We don’t see material impact on banks/NBFCs under our coverage as the trends are not showing any signs of further deterioration, but public banks, which have higher impairments in this portfolio, could stand to benefit. The timing is a surprise as the last available data are not showing rising trends of impairment.
RBI has permitted a one-time restructuring of MSME loans (loan exposure up to `250 million by both banks and NBFCs). The borrower (GST registered) should have defaulted/ days-past-due (0-90 days) as on January 01, 2019 but is currently to be classified as “standard”. The restructuring should be completed by March 31, 2020 and lenders would have to make a provision of 5% on these restructured loans and provide disclosures of the same in the notes to accounts.
MSME accounts for 25% of commercial lending in India as of FY2018 (`23 tn).
The segment has recorded 18% y-o-y growth in Q1FY19. Of this, the exposure which is up to `250 mn is `13 tn (13% of total loans) and grew 16% y-o-y. Growth is skewed towards the lower end of the spectrum with average ticket size of <`5 mn.
With a gradual push towards formalisation and higher availability of income disclosures on account of GST, credit growth has ramped up in recent quarters. NBFCs and private banks have grown faster than public banks.
We are quite surprised at the timing of the notification. Lenders usually step back lending when the early warning indicators suggest rising trends of deterioration.

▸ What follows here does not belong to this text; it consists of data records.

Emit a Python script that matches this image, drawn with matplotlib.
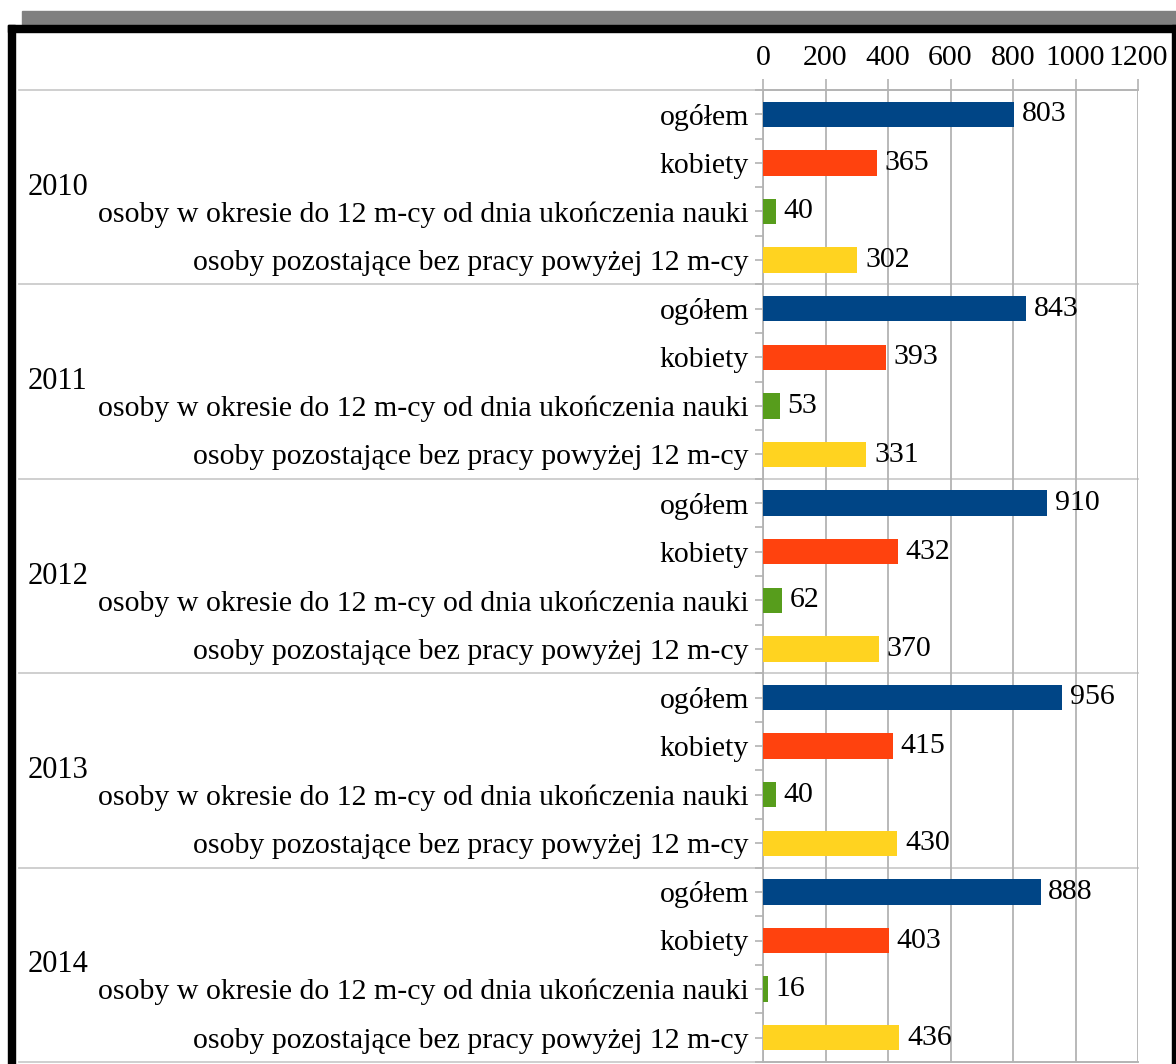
import numpy as np
import matplotlib
matplotlib.use("Agg")
import matplotlib.pyplot as plt
from matplotlib.patches import Rectangle
from matplotlib.transforms import blended_transform_factory

# data
years = ["2010", "2011", "2012", "2013", "2014"]
categories = ["ogółem", "kobiety",
              "osoby w okresie do 12 m-cy od dnia ukończenia nauki",
              "osoby pozostające bez pracy powyżej 12 m-cy"]
ogolem = [803, 843, 910, 956, 888]
kobiety = [365, 393, 432, 415, 403]
absolwenci = [40, 53, 62, 40, 16]
dlugotrwale = [302, 331, 370, 430, 436]
x_ticks = [0, 200, 400, 600, 800, 1000, 1200]

colors = ["#004586", "#ff420e", "#579d1c", "#ffd320"]
grid_col = "#b3b3b3"

plt.rcParams['font.family'] = ['Liberation Serif', 'DejaVu Serif']

W, H = 1176, 1064
fig = plt.figure(figsize=(W / 100, H / 100), dpi=100)

# frame decoration (shadow band + black border)
fig.patches.append(Rectangle((22 / W, 1 - 25 / H), 1, 14 / H, transform=fig.transFigure,
                             color="#808080", zorder=0))
fig.patches.append(Rectangle((8 / W, 0), 7 / W, 1 - 25 / H, transform=fig.transFigure,
                             color="black", zorder=0))
fig.patches.append(Rectangle((8 / W, 1 - 32 / H), 1, 7 / H, transform=fig.transFigure,
                             color="black", zorder=0))
fig.patches.append(Rectangle((1172 / W, 0), 10 / W, 1 - 25 / H, transform=fig.transFigure,
                             color="black", zorder=0))

left, right, top, bottom = 763, 1138, 90, 1062
ax = fig.add_axes([left / W, 1 - bottom / H, (right - left) / W, (bottom - top) / H])

series = [ogolem, kobiety, absolwenci, dlugotrwale]
n_cat = len(categories)
labels = []
for gi, year in enumerate(years):
    for ci in range(n_cat):
        pos = gi * n_cat + ci
        val = series[ci][gi]
        ax.barh(pos, val, height=0.52, color=colors[ci], zorder=3)
        ax.text(val + 25, pos, str(val), va="center", ha="left", fontsize=21.5, zorder=4)
        labels.append(categories[ci])

n = len(labels)
ax.set_ylim(n - 0.5, -0.5)
ax.set_xlim(0, 1200)
ax.set_yticks(np.arange(n))
ax.set_yticklabels(labels, fontsize=21.5)
ax.set_yticks(np.arange(n + 1) - 0.5, minor=True)
ax.tick_params(axis="y", which="both", length=6, color=grid_col, width=1.2, pad=4)

ax.xaxis.tick_top()
ax.set_xticks(x_ticks)
ax.set_xticklabels([str(t) for t in x_ticks], fontsize=21.5)
ax.tick_params(axis="x", length=8, color=grid_col, width=1.2, pad=6)
ax.grid(axis="x", color=grid_col, linewidth=1.3, zorder=0)

for s in ["top", "bottom", "left"]:
    ax.spines[s].set_color(grid_col)
    ax.spines[s].set_linewidth(1.3)
ax.spines["right"].set_visible(False)

# group separators and year labels
tr = blended_transform_factory(fig.transFigure, ax.transData)
for gi, year in enumerate(years):
    b = gi * n_cat - 0.5
    ax.plot([19 / W, right / W], [b, b], transform=tr, color="#cccccc",
            linewidth=1.3, clip_on=False, zorder=1)
    ax.text(28 / W, gi * n_cat + (n_cat - 1) / 2, year, transform=tr, ha="left",
            va="center", fontsize=22)
ax.plot([19 / W, right / W], [n - 0.5, n - 0.5], transform=tr, color="#cccccc",
        linewidth=1.3, clip_on=False, zorder=1)

fig.savefig("out.png", dpi=100)
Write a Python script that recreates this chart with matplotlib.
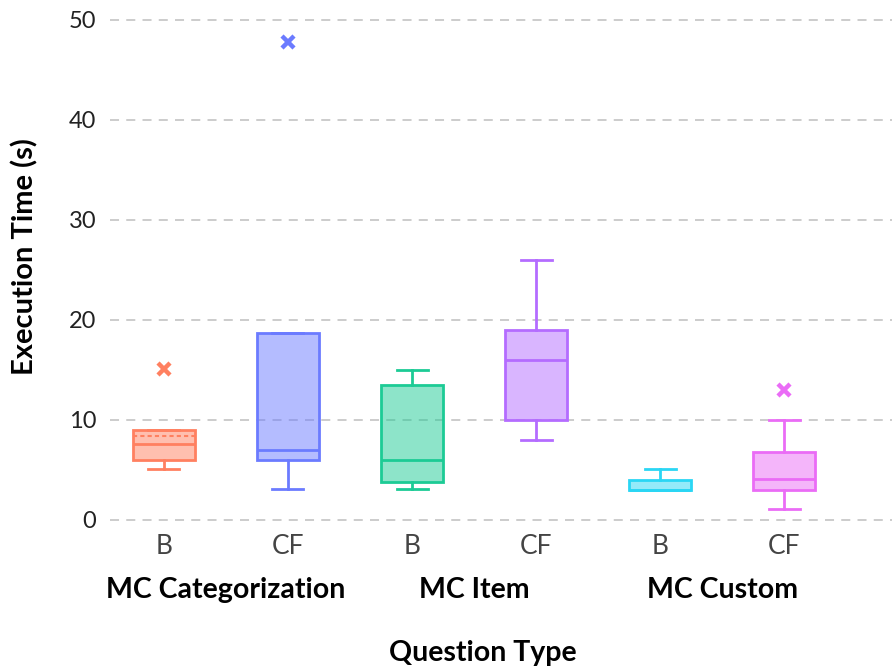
import matplotlib.pyplot as plt
from matplotlib.colors import to_rgba

plt.rcParams["font.family"] = ["Lato", "DejaVu Sans"]

# ─────────────────────────────────────────────────────────────────────────────
# DATA  (box summary, seconds)
# ─────────────────────────────────────────────────────────────────────────────
GROUPS    = ["MC Categorization", "MC Item", "MC Custom"]
CONDS     = ["B", "CF", "B", "CF", "B", "CF"]
Q1        = [6.0, 6.0, 3.8, 10.0, 3.0, 3.0]
MEDIAN    = [7.6, 7.0, 6.0, 16.0, 3.0, 4.1]
Q3        = [9.0, 18.7, 13.5, 19.0, 4.0, 6.8]
WHISK_LO  = [5.1, 3.1, 3.1, 8.0, 3.0, 1.1]
WHISK_HI  = [9.0, 18.7, 15.0, 26.0, 5.1, 10.0]
MEANS     = [8.4, None, None, None, None, None]
OUTLIERS  = [[15.1], [47.8], [], [], [], [13.0]]

COLORS = ["#FF8060", "#6B7BFF", "#1CCB95", "#B46CFF", "#2AD6F4", "#EA6CF6"]

stats = []
for i in range(len(CONDS)):
    stats.append(dict(q1=Q1[i], med=MEDIAN[i], q3=Q3[i],
                      whislo=WHISK_LO[i], whishi=WHISK_HI[i],
                      fliers=OUTLIERS[i], mean=MEANS[i] if MEANS[i] else MEDIAN[i]))

fig = plt.figure(figsize=(8.92, 6.69), dpi=100)
ax = fig.add_axes([110 / 892, 1 - 530 / 669, 782 / 892, 525 / 669])

pos = list(range(1, len(CONDS) + 1))
for i, s in enumerate(stats):
    c = COLORS[i]
    show_mean = MEANS[i] is not None
    ax.bxp([s], positions=[pos[i]], widths=0.5, patch_artist=True,
           showmeans=show_mean, meanline=True,
           boxprops=dict(facecolor=to_rgba(c, 0.5), edgecolor=c, linewidth=2),
           medianprops=dict(color=c, linewidth=2),
           meanprops=dict(color=c, linewidth=1.5, linestyle=(0, (2, 1.5))),
           whiskerprops=dict(color=c, linewidth=2),
           capprops=dict(color=c, linewidth=2),
           capwidths=0.25,
           flierprops=dict(marker="x", markeredgecolor=c, markersize=9,
                           markeredgewidth=3.2, linestyle="none"))

ax.set_xlim(0.565, 6.87)
ax.set_ylim(-1, 51.5)
ax.set_yticks([0, 10, 20, 30, 40, 50])
ax.set_xticks(pos)
ax.set_xticklabels(CONDS, fontsize=19, color="#444444")
ax.tick_params(axis="y", length=0, pad=10, labelsize=17, labelcolor="#222222")
ax.tick_params(axis="x", length=0, pad=3)

ax.grid(axis="y", color="#c8c8c8", linestyle=(0, (5, 4)), linewidth=1.3)
ax.set_axisbelow(True)
for sp in ax.spines.values():
    sp.set_visible(False)

ax.set_ylabel("Execution Time (s)", fontsize=21, fontweight="bold")
ax.yaxis.set_label_coords(-0.091, 0.52)

# group labels under each pair of boxes
for g, name in enumerate(GROUPS):
    xc = (pos[2 * g] + pos[2 * g + 1]) / 2
    ax.text(xc, -7.0, name, ha="center", va="center", fontsize=20.5,
            fontweight="bold", transform=ax.transData)

fig.text(483 / 892, 1 - 653 / 669, "Question Type", ha="center", va="center",
         fontsize=20.5, fontweight="bold")

fig.savefig("out.png", dpi=100)
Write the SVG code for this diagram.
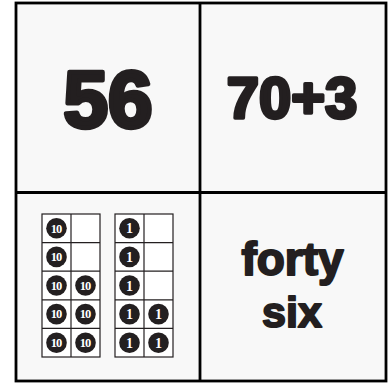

However, the last available data (Q1FY19) suggest that lenders have been quite comfortable and growing this portfolio at a healthy pace. The gross NPLs have been stable in recent quarters.
Further, the financial stability report that was released a few days ago discussed the relative differences in the quality of underwriting between different players as public banks have shown disproportionately higher NPLs than private banks or NBFCs.
RBI has suggested the need to tighten the credit screens when onboarding these borrowers for public banks.